> _Goal_
Give back the full listing, character for character, with no pictures.
-- BEGIN Given material --
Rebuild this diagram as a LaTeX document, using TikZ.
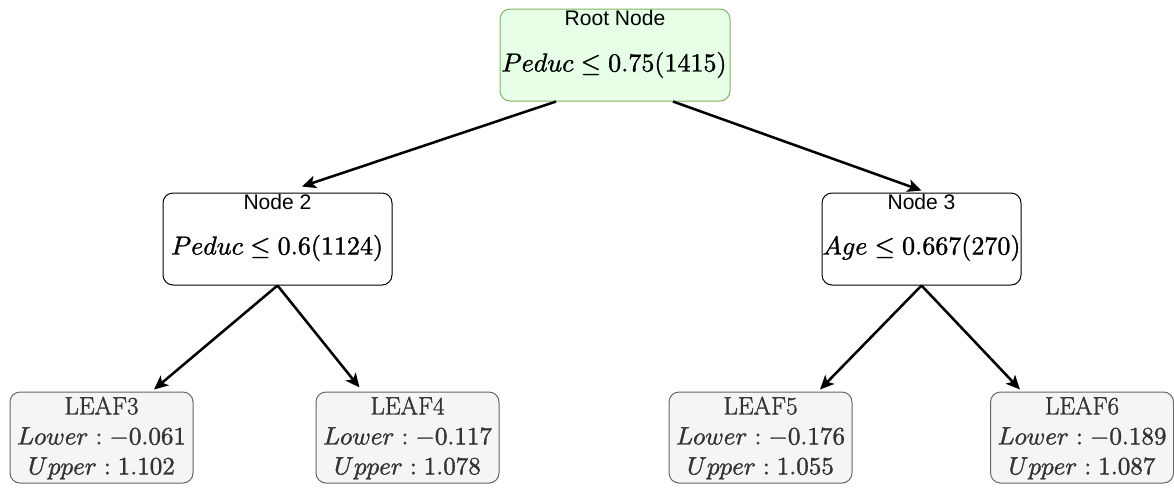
\documentclass[tikz,border=0pt]{standalone}
\usepackage{fontspec}
\newfontfamily\labelfont{Liberation Sans}
% math letters, digits and symbols from the 10pt designs, scaled to any size
\DeclareFontShape{OT1}{cmr}{m}{n}{<->cmr10}{}
\DeclareFontShape{OML}{cmm}{m}{it}{<->cmmi10}{}
\DeclareFontShape{OMS}{cmsy}{m}{n}{<->cmsy10}{}
\usetikzlibrary{arrows.meta,calc}
\definecolor{rootfill}{HTML}{E6FFE6}
\definecolor{rootline}{HTML}{82B366}
\definecolor{leaffill}{HTML}{F5F5F5}
\definecolor{leafline}{HTML}{666666}
\definecolor{leaftext}{HTML}{333333}
% slightly heavier glyphs: fill and stroke the text outlines
\newcommand{\heavyink}{\special{pdf:literal direct 2 Tr 0.25 w}}
\tikzset{
  box/.style={draw, rounded corners=7.5pt, line width=0.75pt, inner sep=0pt, minimum height=69pt},
  splitbox/.style={box, fill=white, draw=black},
  rootbox/.style={box, fill=rootfill, draw=rootline},
  leafbox/.style={box, fill=leaffill, draw=leafline, minimum width=137.25pt, minimum height=68.25pt},
  title/.style={font=\labelfont\fontsize{15.8}{18}\selectfont, inner sep=0pt},
  rule/.style={font=\fontsize{19.5}{23}\selectfont\heavyink, inner sep=0pt},
  leaftxt/.style={font=\fontsize{18.8}{22.5}\selectfont\heavyink, text=leaftext, align=center, inner sep=0pt},
  edge/.style={line width=1.9pt, -{Stealth[length=10.5pt,width=9.5pt,inset=2.6pt]}}
}
\begin{document}
\begin{tikzpicture}[x=0.75pt, y=-0.75pt]
  \useasboundingbox (0,0) rectangle (1174,487);

  % root split
  \node[rootbox, minimum width=172.5pt] (root) at (615,55) {};
  \node[title] (roott) at (615,18) {Root Node};
  \node[rule] (rootr) at (614,65) {$Peduc \leq 0.75 (1415)$};

  % second level splits
  \node[splitbox, minimum width=171.75pt] (n2) at (277.5,239) {};
  \node[title] (n2t) at (277.5,202) {Node 2};
  \node[rule] (n2r) at (277,248) {$Peduc \leq 0.6 (1124)$};

  \node[splitbox, minimum width=149.25pt] (n3) at (921.5,239) {};
  \node[title] (n3t) at (921.5,202) {Node 3};
  \node[rule] (n3r) at (921.5,248) {$Age \leq 0.667 (270)$};

  % leaves
  \node[leafbox] (l3) at (101.5,437.5) {};
  \node[leaftxt] (l3t) at (101.5,438) {$\mathrm{LEAF3}$\\$Lower: -0.061$\\$Upper: 1.102$};
  \node[leafbox] (l4) at (407.5,437.5) {};
  \node[leaftxt] (l4t) at (407.5,438) {$\mathrm{LEAF4}$\\$Lower: -0.117$\\$Upper: 1.078$};
  \node[leafbox] (l5) at (760.5,437.5) {};
  \node[leaftxt] (l5t) at (760.5,438) {$\mathrm{LEAF5}$\\$Lower: -0.176$\\$Upper: 1.055$};
  \node[leafbox] (l6) at (1082,437.5) {};
  \node[leaftxt] (l6t) at (1082,438) {$\mathrm{LEAF6}$\\$Lower: -0.189$\\$Upper: 1.087$};

  % connectors
  \draw[edge] ($(root.south)+(-59,0)$) -- ($(n2.north)+(24.5,-6)$);
  \draw[edge] ($(root.south)+(58,0)$) -- ($(n3.north)+(0,-2)$);
  \draw[edge] (n2.south) -- ($(l3.north)+(52.5,-2)$);
  \draw[edge] (n2.south) -- ($(l4.north)+(-48,-4)$);
  \draw[edge] (n3.south) -- ($(l5.north)+(59.5,-2)$);
  \draw[edge] (n3.south) -- ($(l6.north)+(-62,-2)$);
\end{tikzpicture}
\end{document}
-- END Given material --
> _Response for this exercise_
Rebuild this diagram as a LaTeX document, using TikZ.
\documentclass[tikz,border=0pt]{standalone}
\usepackage{fontspec}
\newfontfamily\labelfont{Liberation Sans}
% math letters, digits and symbols from the 10pt designs, scaled to any size
\DeclareFontShape{OT1}{cmr}{m}{n}{<->cmr10}{}
\DeclareFontShape{OML}{cmm}{m}{it}{<->cmmi10}{}
\DeclareFontShape{OMS}{cmsy}{m}{n}{<->cmsy10}{}
\usetikzlibrary{arrows.meta,calc}
\definecolor{rootfill}{HTML}{E6FFE6}
\definecolor{rootline}{HTML}{82B366}
\definecolor{leaffill}{HTML}{F5F5F5}
\definecolor{leafline}{HTML}{666666}
\definecolor{leaftext}{HTML}{333333}
% slightly heavier glyphs: fill and stroke the text outlines
\newcommand{\heavyink}{\special{pdf:literal direct 2 Tr 0.25 w}}
\tikzset{
  box/.style={draw, rounded corners=7.5pt, line width=0.75pt, inner sep=0pt, minimum height=69pt},
  splitbox/.style={box, fill=white, draw=black},
  rootbox/.style={box, fill=rootfill, draw=rootline},
  leafbox/.style={box, fill=leaffill, draw=leafline, minimum width=137.25pt, minimum height=68.25pt},
  title/.style={font=\labelfont\fontsize{15.8}{18}\selectfont, inner sep=0pt},
  rule/.style={font=\fontsize{19.5}{23}\selectfont\heavyink, inner sep=0pt},
  leaftxt/.style={font=\fontsize{18.8}{22.5}\selectfont\heavyink, text=leaftext, align=center, inner sep=0pt},
  edge/.style={line width=1.9pt, -{Stealth[length=10.5pt,width=9.5pt,inset=2.6pt]}}
}
\begin{document}
\begin{tikzpicture}[x=0.75pt, y=-0.75pt]
  \useasboundingbox (0,0) rectangle (1174,487);

  % root split
  \node[rootbox, minimum width=172.5pt] (root) at (615,55) {};
  \node[title] (roott) at (615,18) {Root Node};
  \node[rule] (rootr) at (614,65) {$Peduc \leq 0.75 (1415)$};

  % second level splits
  \node[splitbox, minimum width=171.75pt] (n2) at (277.5,239) {};
  \node[title] (n2t) at (277.5,202) {Node 2};
  \node[rule] (n2r) at (277,248) {$Peduc \leq 0.6 (1124)$};

  \node[splitbox, minimum width=149.25pt] (n3) at (921.5,239) {};
  \node[title] (n3t) at (921.5,202) {Node 3};
  \node[rule] (n3r) at (921.5,248) {$Age \leq 0.667 (270)$};

  % leaves
  \node[leafbox] (l3) at (101.5,437.5) {};
  \node[leaftxt] (l3t) at (101.5,438) {$\mathrm{LEAF3}$\\$Lower: -0.061$\\$Upper: 1.102$};
  \node[leafbox] (l4) at (407.5,437.5) {};
  \node[leaftxt] (l4t) at (407.5,438) {$\mathrm{LEAF4}$\\$Lower: -0.117$\\$Upper: 1.078$};
  \node[leafbox] (l5) at (760.5,437.5) {};
  \node[leaftxt] (l5t) at (760.5,438) {$\mathrm{LEAF5}$\\$Lower: -0.176$\\$Upper: 1.055$};
  \node[leafbox] (l6) at (1082,437.5) {};
  \node[leaftxt] (l6t) at (1082,438) {$\mathrm{LEAF6}$\\$Lower: -0.189$\\$Upper: 1.087$};

  % connectors
  \draw[edge] ($(root.south)+(-59,0)$) -- ($(n2.north)+(24.5,-6)$);
  \draw[edge] ($(root.south)+(58,0)$) -- ($(n3.north)+(0,-2)$);
  \draw[edge] (n2.south) -- ($(l3.north)+(52.5,-2)$);
  \draw[edge] (n2.south) -- ($(l4.north)+(-48,-4)$);
  \draw[edge] (n3.south) -- ($(l5.north)+(59.5,-2)$);
  \draw[edge] (n3.south) -- ($(l6.north)+(-62,-2)$);
\end{tikzpicture}
\end{document}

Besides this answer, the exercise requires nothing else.